INPUT DATA:

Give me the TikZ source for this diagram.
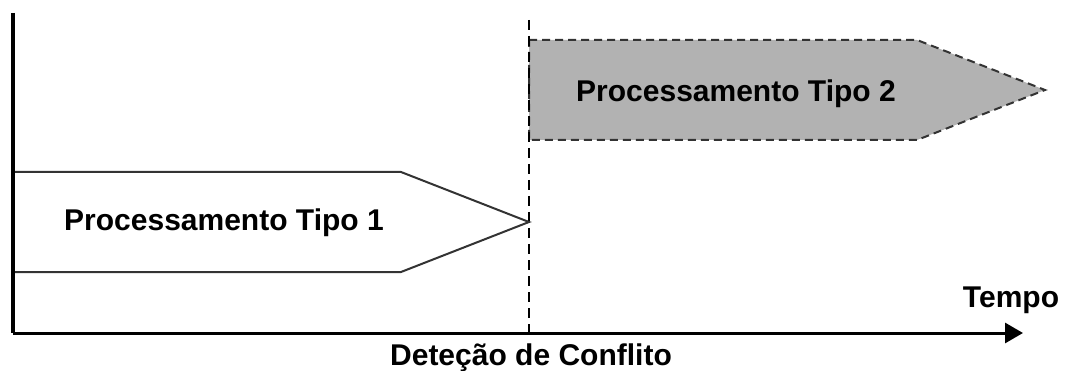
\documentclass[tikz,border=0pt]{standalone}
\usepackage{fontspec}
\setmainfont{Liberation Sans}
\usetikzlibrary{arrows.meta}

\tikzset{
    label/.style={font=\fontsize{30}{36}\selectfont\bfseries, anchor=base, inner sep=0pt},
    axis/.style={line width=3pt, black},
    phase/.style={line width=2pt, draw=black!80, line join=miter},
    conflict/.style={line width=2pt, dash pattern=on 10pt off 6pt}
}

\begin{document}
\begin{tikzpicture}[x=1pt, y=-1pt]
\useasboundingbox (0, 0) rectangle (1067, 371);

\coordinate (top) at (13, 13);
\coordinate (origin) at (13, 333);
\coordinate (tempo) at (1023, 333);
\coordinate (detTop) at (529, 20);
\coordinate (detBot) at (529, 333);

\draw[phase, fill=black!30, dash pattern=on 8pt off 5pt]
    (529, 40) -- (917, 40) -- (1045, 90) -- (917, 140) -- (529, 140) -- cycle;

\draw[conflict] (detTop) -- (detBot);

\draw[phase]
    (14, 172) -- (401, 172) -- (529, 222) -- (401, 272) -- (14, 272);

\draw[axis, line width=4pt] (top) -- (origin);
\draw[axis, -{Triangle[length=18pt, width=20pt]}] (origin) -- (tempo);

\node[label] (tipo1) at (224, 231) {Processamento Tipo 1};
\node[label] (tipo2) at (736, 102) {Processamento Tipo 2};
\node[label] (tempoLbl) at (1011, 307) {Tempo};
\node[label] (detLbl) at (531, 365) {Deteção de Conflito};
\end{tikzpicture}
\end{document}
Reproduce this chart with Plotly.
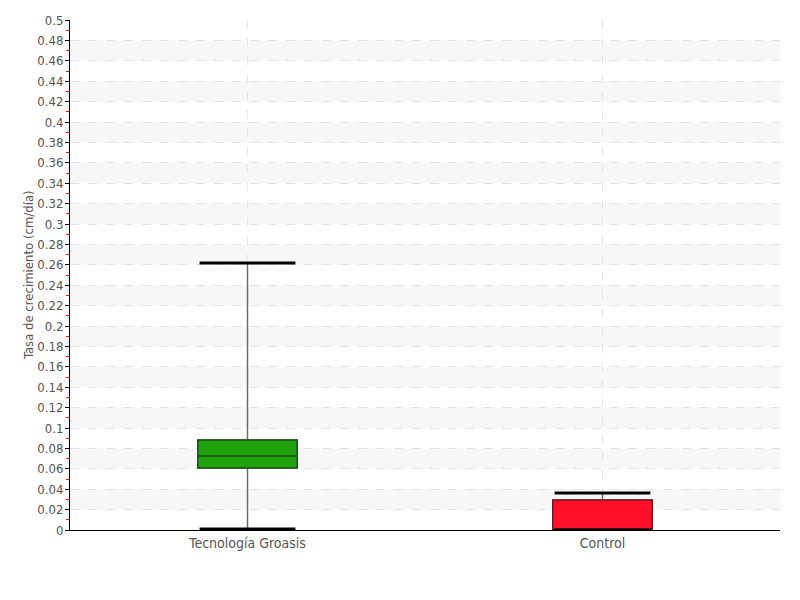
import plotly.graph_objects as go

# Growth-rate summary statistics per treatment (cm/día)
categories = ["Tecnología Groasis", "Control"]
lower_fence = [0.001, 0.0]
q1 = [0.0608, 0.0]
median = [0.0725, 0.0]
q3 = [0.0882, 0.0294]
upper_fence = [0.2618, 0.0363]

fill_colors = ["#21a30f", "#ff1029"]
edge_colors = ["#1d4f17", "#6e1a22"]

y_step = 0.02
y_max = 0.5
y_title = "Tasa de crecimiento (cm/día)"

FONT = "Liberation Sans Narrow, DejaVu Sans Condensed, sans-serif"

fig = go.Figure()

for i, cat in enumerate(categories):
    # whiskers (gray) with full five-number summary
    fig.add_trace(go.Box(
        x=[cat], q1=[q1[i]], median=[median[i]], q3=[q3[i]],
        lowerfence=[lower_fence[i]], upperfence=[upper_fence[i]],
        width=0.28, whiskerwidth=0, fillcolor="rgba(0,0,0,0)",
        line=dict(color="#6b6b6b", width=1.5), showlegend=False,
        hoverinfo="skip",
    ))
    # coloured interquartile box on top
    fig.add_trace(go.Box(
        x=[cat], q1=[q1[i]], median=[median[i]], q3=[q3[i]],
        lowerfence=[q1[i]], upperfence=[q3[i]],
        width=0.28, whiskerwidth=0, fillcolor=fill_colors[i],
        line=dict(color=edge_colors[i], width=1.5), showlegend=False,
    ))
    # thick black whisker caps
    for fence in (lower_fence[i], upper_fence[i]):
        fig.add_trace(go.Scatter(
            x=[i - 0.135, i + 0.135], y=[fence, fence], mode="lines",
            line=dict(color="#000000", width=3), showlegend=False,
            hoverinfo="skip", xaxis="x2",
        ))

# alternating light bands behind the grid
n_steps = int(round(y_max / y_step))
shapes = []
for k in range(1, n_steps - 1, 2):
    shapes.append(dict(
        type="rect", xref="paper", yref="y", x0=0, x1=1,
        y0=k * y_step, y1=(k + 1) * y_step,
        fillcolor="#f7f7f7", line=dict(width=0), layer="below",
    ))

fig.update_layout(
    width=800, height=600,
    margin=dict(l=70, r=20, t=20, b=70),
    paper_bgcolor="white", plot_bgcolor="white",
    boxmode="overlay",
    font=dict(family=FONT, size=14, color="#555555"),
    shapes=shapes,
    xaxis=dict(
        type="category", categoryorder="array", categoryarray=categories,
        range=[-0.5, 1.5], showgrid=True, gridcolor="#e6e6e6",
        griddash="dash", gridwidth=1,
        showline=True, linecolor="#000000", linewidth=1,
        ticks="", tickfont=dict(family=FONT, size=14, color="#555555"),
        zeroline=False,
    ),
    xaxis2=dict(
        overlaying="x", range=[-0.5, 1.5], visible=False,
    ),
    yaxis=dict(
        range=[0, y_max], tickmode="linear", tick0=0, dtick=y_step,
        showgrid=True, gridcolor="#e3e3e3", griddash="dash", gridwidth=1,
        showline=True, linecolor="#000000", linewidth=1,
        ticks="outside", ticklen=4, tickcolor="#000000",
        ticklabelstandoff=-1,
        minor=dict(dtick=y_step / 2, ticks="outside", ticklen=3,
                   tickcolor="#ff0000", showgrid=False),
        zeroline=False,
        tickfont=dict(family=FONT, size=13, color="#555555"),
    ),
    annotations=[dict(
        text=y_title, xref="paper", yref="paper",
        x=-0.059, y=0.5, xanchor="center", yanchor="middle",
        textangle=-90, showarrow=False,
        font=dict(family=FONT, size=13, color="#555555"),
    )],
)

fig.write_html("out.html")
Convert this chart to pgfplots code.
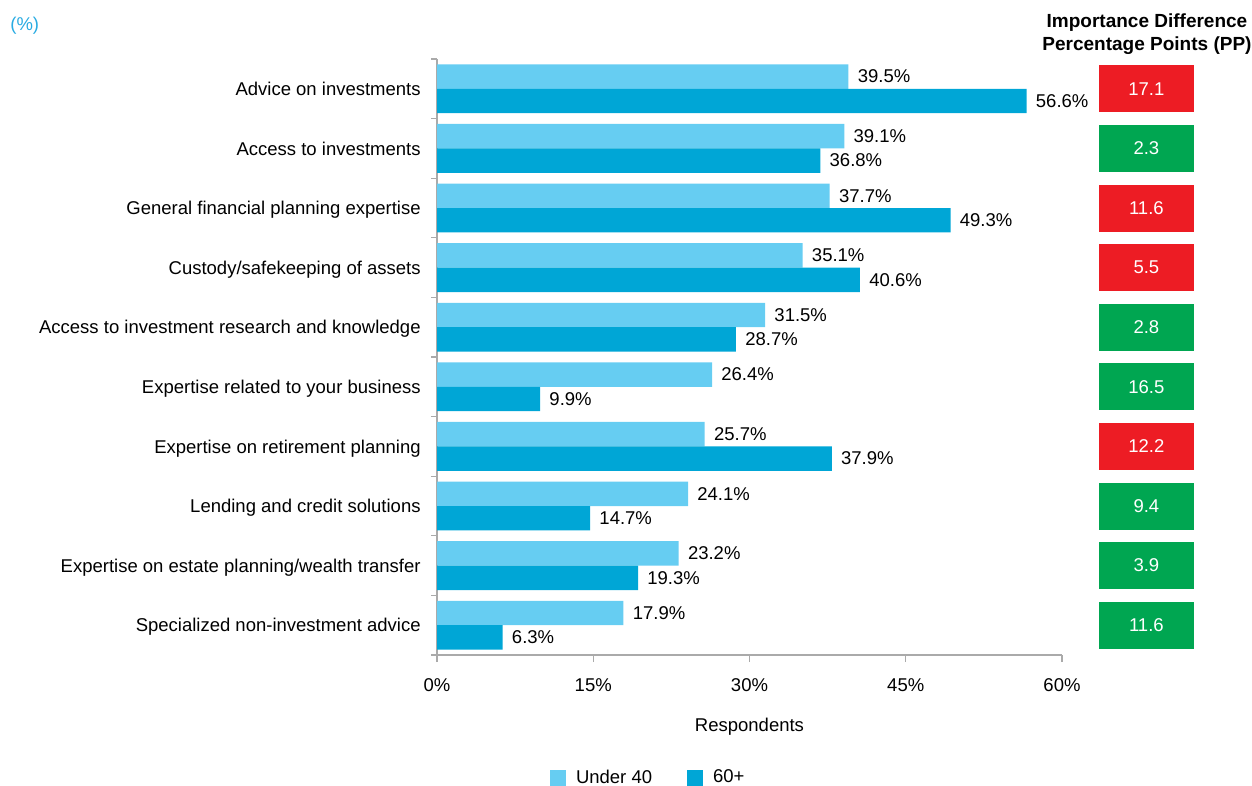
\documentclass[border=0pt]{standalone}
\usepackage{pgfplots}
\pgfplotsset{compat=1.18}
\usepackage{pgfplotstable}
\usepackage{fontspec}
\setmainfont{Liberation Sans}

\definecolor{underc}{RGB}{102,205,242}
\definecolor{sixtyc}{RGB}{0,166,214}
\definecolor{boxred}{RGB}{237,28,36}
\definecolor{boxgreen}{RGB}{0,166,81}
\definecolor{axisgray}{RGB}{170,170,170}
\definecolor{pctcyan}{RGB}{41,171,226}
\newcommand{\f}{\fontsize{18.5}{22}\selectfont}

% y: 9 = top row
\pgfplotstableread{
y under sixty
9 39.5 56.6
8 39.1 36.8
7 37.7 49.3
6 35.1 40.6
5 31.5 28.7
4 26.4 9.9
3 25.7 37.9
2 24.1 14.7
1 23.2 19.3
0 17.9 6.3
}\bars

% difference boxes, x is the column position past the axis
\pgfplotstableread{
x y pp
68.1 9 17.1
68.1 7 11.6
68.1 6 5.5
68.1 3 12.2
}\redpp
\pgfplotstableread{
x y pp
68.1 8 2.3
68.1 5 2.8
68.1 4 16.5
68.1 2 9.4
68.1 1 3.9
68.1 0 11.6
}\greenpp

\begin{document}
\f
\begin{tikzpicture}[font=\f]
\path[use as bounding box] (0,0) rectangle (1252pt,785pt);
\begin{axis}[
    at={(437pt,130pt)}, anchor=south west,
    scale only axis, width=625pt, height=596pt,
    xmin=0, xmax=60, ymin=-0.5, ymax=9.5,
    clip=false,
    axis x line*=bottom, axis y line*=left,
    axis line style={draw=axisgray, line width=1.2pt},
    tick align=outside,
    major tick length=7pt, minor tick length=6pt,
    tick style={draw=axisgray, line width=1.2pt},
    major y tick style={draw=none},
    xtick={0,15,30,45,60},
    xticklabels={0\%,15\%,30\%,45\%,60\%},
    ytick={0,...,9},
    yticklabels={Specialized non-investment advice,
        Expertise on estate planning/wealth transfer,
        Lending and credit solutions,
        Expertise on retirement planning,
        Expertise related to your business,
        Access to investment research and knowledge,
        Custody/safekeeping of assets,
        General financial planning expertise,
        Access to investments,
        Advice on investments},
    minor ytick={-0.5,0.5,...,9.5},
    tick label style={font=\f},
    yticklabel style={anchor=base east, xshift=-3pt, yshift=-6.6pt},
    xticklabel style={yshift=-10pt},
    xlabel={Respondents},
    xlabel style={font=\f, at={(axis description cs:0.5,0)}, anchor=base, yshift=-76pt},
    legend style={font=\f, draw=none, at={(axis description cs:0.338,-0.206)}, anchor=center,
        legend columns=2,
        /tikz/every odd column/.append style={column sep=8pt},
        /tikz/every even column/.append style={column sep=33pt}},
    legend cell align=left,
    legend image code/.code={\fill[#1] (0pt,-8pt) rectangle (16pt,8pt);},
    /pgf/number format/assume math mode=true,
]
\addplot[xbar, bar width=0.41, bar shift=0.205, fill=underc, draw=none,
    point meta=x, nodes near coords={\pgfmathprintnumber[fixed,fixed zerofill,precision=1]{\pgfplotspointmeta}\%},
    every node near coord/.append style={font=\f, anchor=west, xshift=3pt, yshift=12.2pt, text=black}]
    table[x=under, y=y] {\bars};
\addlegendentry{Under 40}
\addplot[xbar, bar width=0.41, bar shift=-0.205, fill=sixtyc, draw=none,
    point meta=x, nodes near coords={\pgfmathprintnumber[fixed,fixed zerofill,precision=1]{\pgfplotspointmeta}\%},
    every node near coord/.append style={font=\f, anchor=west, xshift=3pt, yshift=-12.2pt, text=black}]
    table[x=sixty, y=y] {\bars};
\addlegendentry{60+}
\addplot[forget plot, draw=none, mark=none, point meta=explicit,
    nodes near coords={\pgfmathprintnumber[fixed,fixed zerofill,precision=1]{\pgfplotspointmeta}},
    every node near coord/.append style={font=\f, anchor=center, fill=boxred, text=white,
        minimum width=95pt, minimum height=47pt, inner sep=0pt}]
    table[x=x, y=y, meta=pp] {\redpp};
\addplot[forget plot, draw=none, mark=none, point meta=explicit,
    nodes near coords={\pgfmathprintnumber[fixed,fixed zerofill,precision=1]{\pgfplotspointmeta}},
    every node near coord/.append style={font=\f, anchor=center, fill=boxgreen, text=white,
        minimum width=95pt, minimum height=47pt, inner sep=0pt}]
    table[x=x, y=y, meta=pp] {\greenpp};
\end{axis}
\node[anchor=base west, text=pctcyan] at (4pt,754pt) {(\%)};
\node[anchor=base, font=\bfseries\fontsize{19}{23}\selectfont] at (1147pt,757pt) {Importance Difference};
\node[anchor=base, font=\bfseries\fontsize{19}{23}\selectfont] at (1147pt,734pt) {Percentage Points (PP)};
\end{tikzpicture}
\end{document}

PROBLEM REQUIREMENTS: Leaving out all pictures, set down exactly the lines of the material above, from the line with "Reproduce this chart with Plotly." to the line with "fig = go.Figure()" inclusive, and no others.

THE OUTPUT:
Reproduce this chart with Plotly.
import plotly.graph_objects as go

# Growth-rate summary statistics per treatment (cm/día)
categories = ["Tecnología Groasis", "Control"]
lower_fence = [0.001, 0.0]
q1 = [0.0608, 0.0]
median = [0.0725, 0.0]
q3 = [0.0882, 0.0294]
upper_fence = [0.2618, 0.0363]

fill_colors = ["#21a30f", "#ff1029"]
edge_colors = ["#1d4f17", "#6e1a22"]

y_step = 0.02
y_max = 0.5
y_title = "Tasa de crecimiento (cm/día)"

FONT = "Liberation Sans Narrow, DejaVu Sans Condensed, sans-serif"

fig = go.Figure()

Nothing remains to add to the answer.